その記事からすると、例えば「100円ショップ」で商品を100円で販売しているのは、世界中で日本だけで、米国では162円、中国では153円、なんとタイでは214円で同じ商品が売られているというのです。また、「アマゾンプライム」の年会費も、米国では12,900円なのが、日本では4,900円。さらに、ディズニーランドの入園料も、世界中で日本のTDLが一番安いのです。今や、日本での買い物が一番安くつくのです。
この安さの原因の一つが為替レートによる影響です。下のグラフを見てください。これは、日本銀行のHPに掲載されている「実質実効為替レート」を指数表示したものです。簡単に言えば『通貨としての“円の力”』を表したものだと言えます。

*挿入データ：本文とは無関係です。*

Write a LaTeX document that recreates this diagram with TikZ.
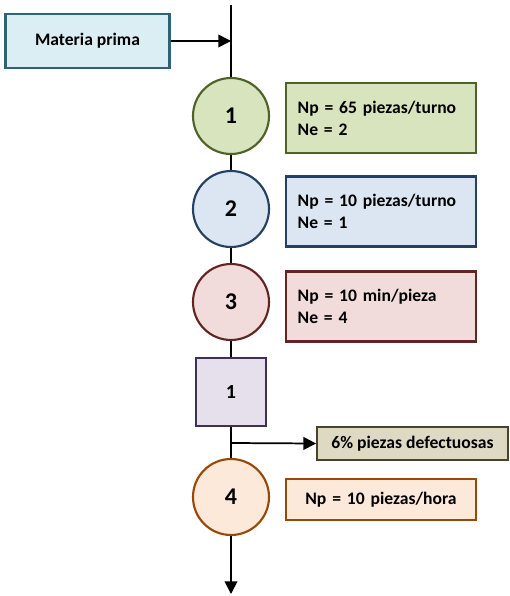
\documentclass[tikz,border=0pt]{standalone}
\usepackage{fontspec}
\setmainfont{Carlito}
\usetikzlibrary{arrows.meta}

\definecolor{verdeF}{HTML}{D7E4BD}\definecolor{verdeB}{HTML}{4F6228}
\definecolor{azulF}{HTML}{DCE6F2}\definecolor{azulB}{HTML}{254061}
\definecolor{rojoF}{HTML}{F2DCDB}\definecolor{rojoB}{HTML}{632523}
\definecolor{moradoF}{HTML}{E5E0EC}\definecolor{moradoB}{HTML}{3F3151}
\definecolor{ocreF}{HTML}{DDD9C3}\definecolor{ocreB}{HTML}{494429}
\definecolor{naranjaF}{HTML}{FDE9D9}\definecolor{naranjaB}{HTML}{984807}
\definecolor{celesteF}{HTML}{DBEEF4}\definecolor{celesteB}{HTML}{2F6373}

\tikzset{
  oper/.style={circle,line width=1.6pt,minimum size=57pt,inner sep=0pt,font=\fontsize{18}{20}\selectfont\bfseries},
  dato/.style={rectangle,line width=1.6pt,minimum height=52.5pt,text width=125pt,inner xsep=9pt,align=left,font=\fontsize{13.2}{16.5}\selectfont\bfseries},
  flujo/.style={line width=1.3pt},
  flecha/.style={line width=1.3pt,-{Triangle[length=9.5pt,width=9.5pt]}}
}

\begin{document}
\begin{tikzpicture}[x=0.75pt,y=-0.75pt]
\useasboundingbox (0,0) rectangle (510,596);
\coordinate (top) at (231,5); \coordinate (ent) at (231,41);
\coordinate (sal) at (231,443); \coordinate (fin) at (231,594);

\node[rectangle,draw=celesteB,fill=celesteF,line width=1.6pt,minimum width=123pt,minimum height=40pt,
  font=\fontsize{13.2}{16}\selectfont\bfseries] (mp) at (87.5,41) {Materia prima};

\node[oper,draw=verdeB,fill=verdeF] (op1) at (231,116) {1};
\node[oper,draw=azulB,fill=azulF] (op2) at (231,209) {2};
\node[oper,draw=rojoB,fill=rojoF] (op3) at (231,302) {3};
\node[rectangle,draw=moradoB,fill=moradoF,line width=1.6pt,minimum width=52pt,minimum height=51pt,
  font=\fontsize{15}{17}\selectfont\bfseries] (insp) at (231,392) {1};
\node[oper,draw=naranjaB,fill=naranjaF] (op4) at (231,497) {4};

\node[dato,draw=verdeB,fill=verdeF] (d1) at (381,118) {Np = 65 piezas/turno\\Ne = 2};
\node[dato,draw=azulB,fill=azulF] (d2) at (381,211.5) {Np = 10 piezas/turno\\Ne = 1};
\node[dato,draw=rojoB,fill=rojoF] (d3) at (381,306.5) {Np = 10 min/pieza\\Ne = 4};
\node[dato,draw=naranjaB,fill=naranjaF,minimum height=31pt,align=center] (d4) at (381,499.5) {Np = 10 piezas/hora};
\node[rectangle,draw=ocreB,fill=ocreF,line width=1.6pt,minimum width=143pt,minimum height=25pt,
  font=\fontsize{13.2}{16}\selectfont\bfseries] (def) at (412.5,443.5) {6\% piezas defectuosas};

% linea principal
\draw[flujo] (top) -- (op1.north);
\draw[flecha] (mp.east) -- (ent);
\draw[flujo] (op1.south) -- (op2.north);
\draw[flujo] (op2.south) -- (op3.north);
\draw[flujo] (op3.south) -- (insp.north);
\draw[flujo] (insp.south) -- (op4.north);
\draw[flecha] (sal) -- (def.west);
\draw[flecha] (op4.south) -- (fin);
\end{tikzpicture}
\end{document}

1985年9月にプラザ合意によりドル安が容認されて以降、“円の力”は一気に上昇しています。
ほんの少し前の中国人よろしく、その当時の日本人は、強くなっていく円を使い世界中で“爆買い”をしていたものです。
しかし、今では40年前(1980年)当時より“円の力”が弱く(小さく)なっている状況なのです。上の図で言えば、1980年1月=78であり、2021年7月=71というデータとなっています。
今から35年前新婚旅行でハワイに行ったのですが、その時の為替レートが1$=220円であったことを今でも覚えています。現在は1$=110円であったとしても、当時から見ると円での購買力が低くなっているということです。
そこで今回の本題「給料」です。
なぜ、このように“安い国”に日本がなってしまったか? その一つの要因が「上がらない賃金」というわけです。

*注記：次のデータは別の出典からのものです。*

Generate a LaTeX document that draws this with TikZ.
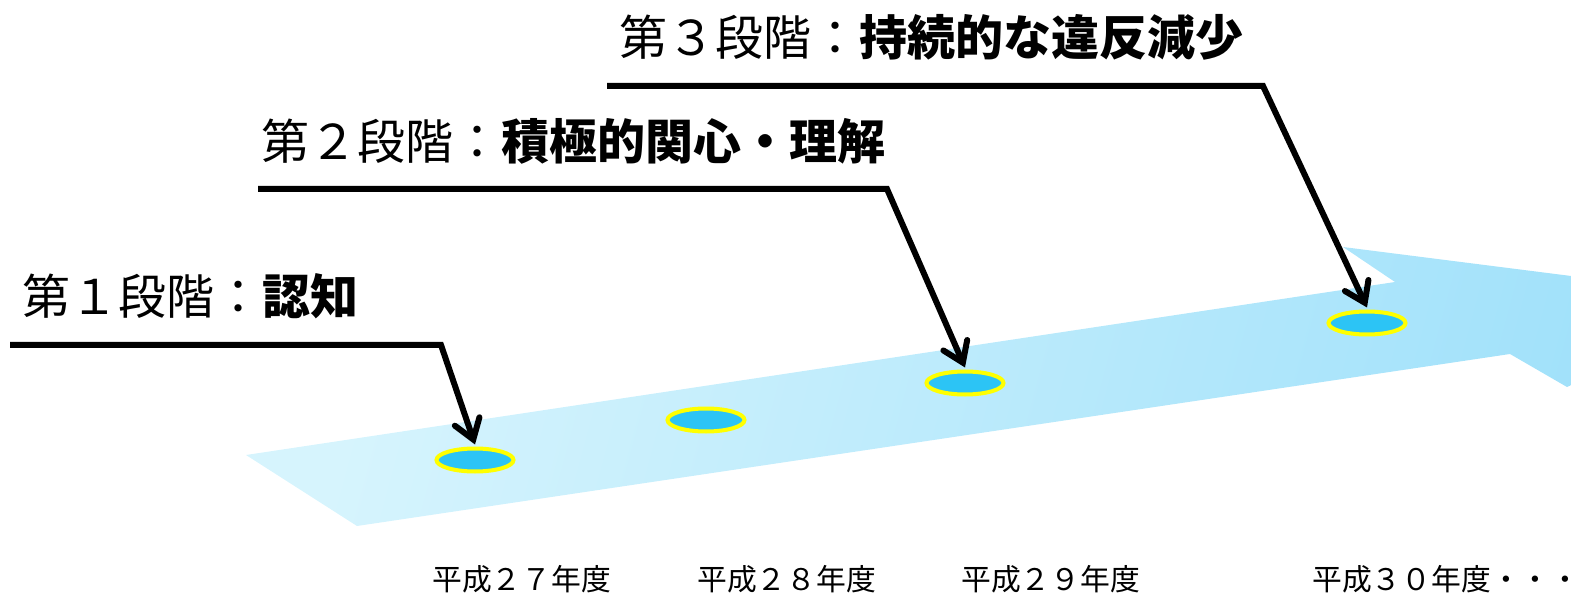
\documentclass[tikz,border=0pt]{standalone}
\usepackage{fontspec}
\newfontfamily\jp{Noto Sans CJK JP}
\usetikzlibrary{arrows.meta,shapes.geometric}
\definecolor{arrowL}{RGB}{214,244,253}
\definecolor{arrowR}{RGB}{158,224,250}
\definecolor{dotfill}{RGB}{44,196,245}
\definecolor{dotring}{RGB}{255,255,0}
\tikzset{
  dot/.style={ellipse, draw=dotring, line width=4pt, fill=dotfill, minimum width=77pt, minimum height=23pt, inner sep=0pt},
  callout/.style={line width=6pt, line join=miter, -{Straight Barb[length=19pt,width=26pt,line cap=round]}},
  stage/.style={anchor=base west, inner sep=0pt, font=\jp\fontsize{48pt}{52pt}\selectfont},
  year/.style={anchor=base west, inner sep=0pt, font=\jp\fontsize{29.8pt}{33pt}\selectfont}
}
\begin{document}
\begin{tikzpicture}[x=1pt,y=-1pt]
\useasboundingbox (0,0) rectangle (1571,593);
\clip (0,0) rectangle (1571,593);
% big arrow
\shade[left color=arrowL, right color=arrowR, shading angle=75]
  (246,455) -- (1395,282) -- (1343,247) -- (1760,300) -- (1567,387) -- (1510,354) -- (357,526) -- cycle;
% dots
\node[dot] (e1) at (475,460) {};
\node[dot] (e2) at (706,420) {};
\node[dot] (e3) at (965,383) {};
\node[dot] (e4) at (1367,323) {};
% callout lines
\coordinate (s1) at (10,345);
\coordinate (c1) at (441,345);
\coordinate (s2) at (258,189);
\coordinate (c2) at (887,189);
\coordinate (s3) at (607,86);
\coordinate (c3) at (1263,86);
\draw[callout] (s1) -- (c1) -- ([yshift=2pt]e1.north);
\draw[callout] (s2) -- (c2) -- ([yshift=2pt]e3.north);
\draw[callout] (s3) -- (c3) -- ([yshift=2pt]e4.north);
% stage labels
\node[stage] (t1) at (22,315) {第１段階：\textbf{認知}};
\node[stage] (t2) at (261,160) {第２段階：\textbf{積極的関心・理解}};
\node[stage] (t3) at (619,56) {第３段階：\textbf{持続的な違反減少}};
% year labels
\node[year] (y1) at (432,590) {平成２７年度};
\node[year] (y2) at (697,590) {平成２８年度};
\node[year] (y3) at (961,590) {平成２９年度};
\node[year] (y4) at (1312,590) {平成３０年度・・・};
\end{tikzpicture}
\end{document}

次の図表をご覧ください。厚生労働省社会保障審議会での資料からのデータで、日米独の1995年から2016年までの実質雇用者報酬の推移です。
日本だけが下落傾向を示しています。1995年以降を表したこのグラフと、“円の力”の推移を表した上の図表の1995年以降を比べて見てください。何やら相関しているように思えませんか。
戦後一貫して上昇していた日本の賃金水準が、1995年を境に上昇を止めてしまったのです。中には、日中の単位労働コストは2010年に逆転しており、今では中国の方が高賃金になっているという研究もあるくらいです。
また、名目賃金に目を向けると、日本だけが大きく下落していることが見て取れます(下図)。
なぜ、我が国の賃金上昇が止まってしまったのか、原因をいくつか拾ってみました。
まず、日本の労使関係の特異性という要因があります。
欧米は、景気悪化に対しては雇用量を調整するという手段で対応します。一方日本では、雇用量を維持して賃金で調整するという傾向が強いのです。
良い例が、コロナ禍での労働者所得の維持の手法を見れば一目瞭然です。米国では、「雇用保険の上乗せ」で対処したわけですが、日本では各企業に「雇用調整助成金支給」で無対処しました。労働者を解雇してしまう国と、解雇しない国との違いですね。
さらに、なかなか解雇できないということが原因で、労働者への賃金の変動が上方硬直的となってしまうこと、さらに、転職が一般的ではなく、労働力の流動性が低いことも賃金の伸びを阻む原因となっているようです。
ここで、素朴な疑問が生じます。
『では、なぜ1995年までの日本では右肩上がりの賃金の上昇が見られたのか?』ということです。
これにもいくつかの要因があります。
① 一定の人口伸び率のもとで右肩上がりの高度経済成長期を含む成長の時代が続いていたこと。
② 物価が上昇するのが当たり前との通年のもとで、品質の向上を伴わない財やサービスでも値上げが受け入れられる環境にあったこと。
③ 「春闘」を通して、最も賃上げ余力のある産業がリードして社会全体の賃金底上げを図るという、日本独特の仕組みが機能していたこと。
2000年代の初頭、OECD(経済開発協力機構)のレポートに『日本は21世紀半ばまでに、OECD諸国の中で下から4番目に“貧しい国”になるだろう』と書いていました。
「安いニッポン」でいいはずはありません。世界と同じように、賃金の上昇が実現でき、そして適度なインフレが存在する国に戻すことができないものかと思っています。そのためには、労働力の流動性を向上させることが一番の近道なのではないでしょうか。